AILA stated that many of its members are reporting that in many Chinese new office L-1 applications, applicants are being requested to present extensive additional documentation that would normally only be requested at the time of applying for an extension. As these new offices are, by definition, only in the infancy stage of operating or have not yet begun operating, AILA questioned whether the documentation requests are reasonable. Further, some INS District Offices are reportedly taking the position that all Chinese L-1 new office cases are to be investigated and this can add as much as a year to the processing time. The INS only stated in response to this that it would discuss specific cases with the Service Centers or District Offices if there are indications of inappropriate requests for further evidence. INS requested AILA to provide specific examples of such abuses.

 

I-140 Petitions at the Nebraska Service Center

AILA noted that the Nebraska Service Center is requiring in labor certification-based I-140 cases that if an employer states an educational degree requirement for a job it must state in Part A of the Labor Certification Application that the degree requirement can be met with an equivalent (e.g. “Master’s Degree or foreign equivalent”) and that failing to use this language even if the applicant submits a foreign educational credentials evaluation.

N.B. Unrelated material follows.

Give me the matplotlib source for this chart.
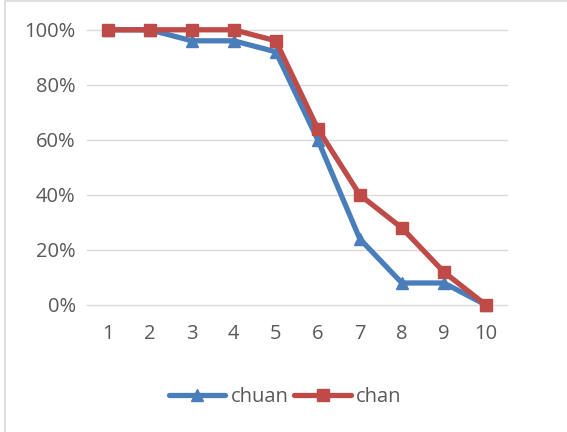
import matplotlib.pyplot as plt
from matplotlib.patches import Rectangle
from matplotlib.ticker import FuncFormatter

plt.rcParams['font.family'] = ['Open Sans', 'DejaVu Sans']

x = [1, 2, 3, 4, 5, 6, 7, 8, 9, 10]
chuan = [1.00, 1.00, 0.96, 0.96, 0.92, 0.60, 0.24, 0.08, 0.08, 0.00]
chan = [1.00, 1.00, 1.00, 1.00, 0.96, 0.64, 0.40, 0.28, 0.12, 0.00]

fig = plt.figure(figsize=(5.67, 4.32), dpi=100)
ax = fig.add_axes([0.153, 0.294, 0.741, 0.637])

# chart border
fig.patches.append(Rectangle((0.009, -0.01), 1.2, 1.007, transform=fig.transFigure,
                             fill=False, edgecolor='#d9d9d9', linewidth=1.2))

ax.plot(x, chuan, color='#4a7ebb', linewidth=3.8, marker='^', markersize=9,
        label='chuan', solid_capstyle='round', solid_joinstyle='round', zorder=3)
ax.plot(x, chan, color='#be4b48', linewidth=3.8, marker='s', markersize=8.5,
        label='chan', solid_capstyle='round', solid_joinstyle='round', zorder=4)

ax.set_xlim(0.5, 10.5)
ax.set_ylim(0, 1.0)
ax.set_yticks([0, 0.2, 0.4, 0.6, 0.8, 1.0])
ax.set_xticks(x)
ax.yaxis.set_major_formatter(FuncFormatter(lambda v, p: '%d%%' % round(v * 100)))
ax.grid(axis='y', color='#d9d9d9', linewidth=1)
ax.set_axisbelow(True)
for s in ax.spines.values():
    s.set_visible(False)
ax.tick_params(length=0, labelsize=14.5, colors='#595959', pad=8)
ax.tick_params(axis='x', pad=14)
for ln in ax.lines + ax.get_ygridlines():
    ln.set_clip_on(False)

leg = fig.legend(loc='center', bbox_to_anchor=(0.503, 0.082), ncol=2, frameon=False,
                 fontsize=14.5, handlelength=2.8, columnspacing=0.3, handletextpad=0.25)
for t in leg.get_texts():
    t.set_color('#595959')

fig.savefig('out.png')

The INS agreed this policy is incorrect and such a statement regarding a foreign degree equivalent is not required.

 

Concurrent Filing of I-612 and I-485 Applications in J-1 Cases

AILA asked the INS to consider a policy of allowing an applicant for a J-1 home residency waiver to file the I-612 waiver application with the INS at the same time as filing for adjustment of status to permanent residency on form I-485 IF the USIA has already issued a letter approving the waiver request. This could save critical time in many J-1 waiver cases. The INS will consider the issue and report back to AILA at the next meeting.